Nessa trajetória artística, Lazzo tem oito álbuns gravados, o mais recente deles foi avaliado pela crítica musical como um dos 100 melhores CDs do Brasil no ano de 2013. “Este novo trabalho é dedicado aos meus admiradores, filhos, pais e amigos, pois são estas pessoas que me mantém vivo dentro dessa dificuldade toda que é viver da música”, salienta.
Alegria da cidade e Coração Rastafári
“Todas as tribos na mesma batida”, esse é um dos slogans do Bloco Afro Coração Rastafári, criado por Lazzo devido à necessidade de se manter no mercado carnavalesco.

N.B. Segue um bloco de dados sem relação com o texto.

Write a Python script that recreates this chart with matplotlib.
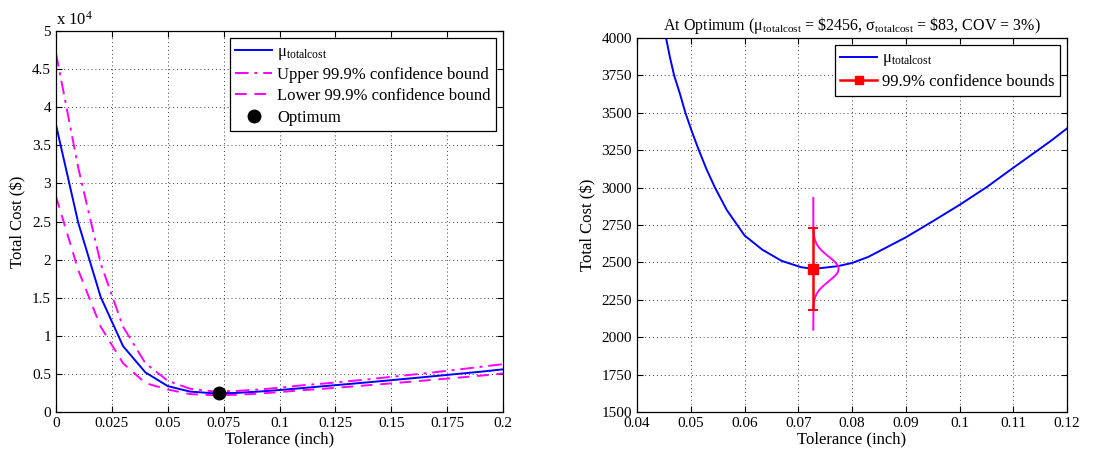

No entanto, a premissa do bloco foi e é “aglutinar pessoas que fazem parte de um time, que buscam um amanhã melhor e mais promissor. Optei pela batida do reggae, que traz uma questão de paz e energia positiva para desfilarmos juntos pela avenida e sem cordas”, explica.

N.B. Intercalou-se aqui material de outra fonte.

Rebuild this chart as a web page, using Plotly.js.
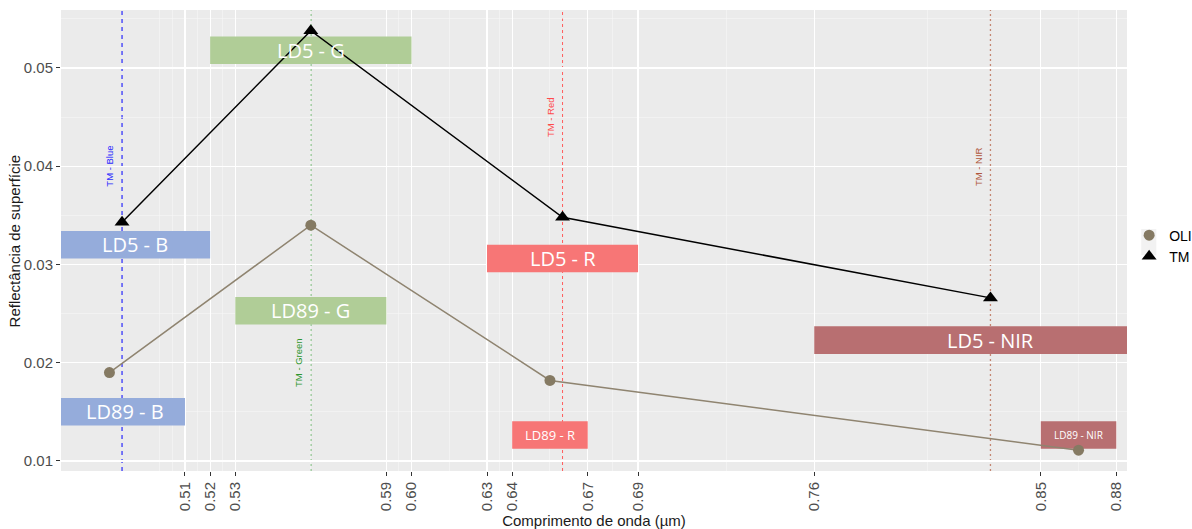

Os ensaios do Coração Rastafári começam neste mês (23 e 30 de janeiro) e (13 e 20 de fevereiro), sempre às 20h, com ingressos a R$15, no Largo Pedro Archanjo. É provável que neste ano o bloco volte a pulsar forte na avenida, pois desde 2009 que ele não desfila durante o carnaval por dificuldades financeiras.
Ao ser questionado sobre um dos maiores sucessos de sua carreira, que é música Alegria da Cidade, uma canção atemporal, que traz em sua letra a temática do preconceito racial, Lazzo ressalta que “o tempo todo nos fantasiavam e pintavam para que nossa autoestima fosse se esvaindo. Temos que modificar esse quadro, olhar para trás ver todo esse sofrimento pelo qual passamos e transformá-lo em coragem e força para alcançar os objetivos e as metas”.

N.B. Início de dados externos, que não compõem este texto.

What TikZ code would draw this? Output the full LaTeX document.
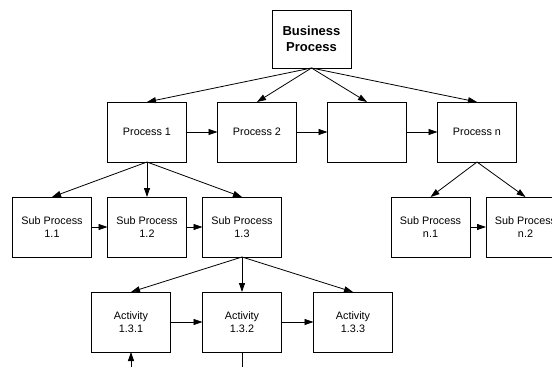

Por fim, Matumbi destaca a importância do trabalho coletivo para que a comunidade negra continue conquistando dias melhores. Segundo ele, é imprescindível que a mobilização e a união de outrora retorne à cena cultural baiana, para que cantores, blocos afros e bandas trabalhem em rede. “Nós estamos aqui de passagem, queremos usufruir das conquistas, mas não podemos esquecer de deixar o caminho arado para os que virão futuramente. No entanto, isso só será possível se nós nos unirmos para revertermos esse quadro de desigualdade social e racial”, sintetiza.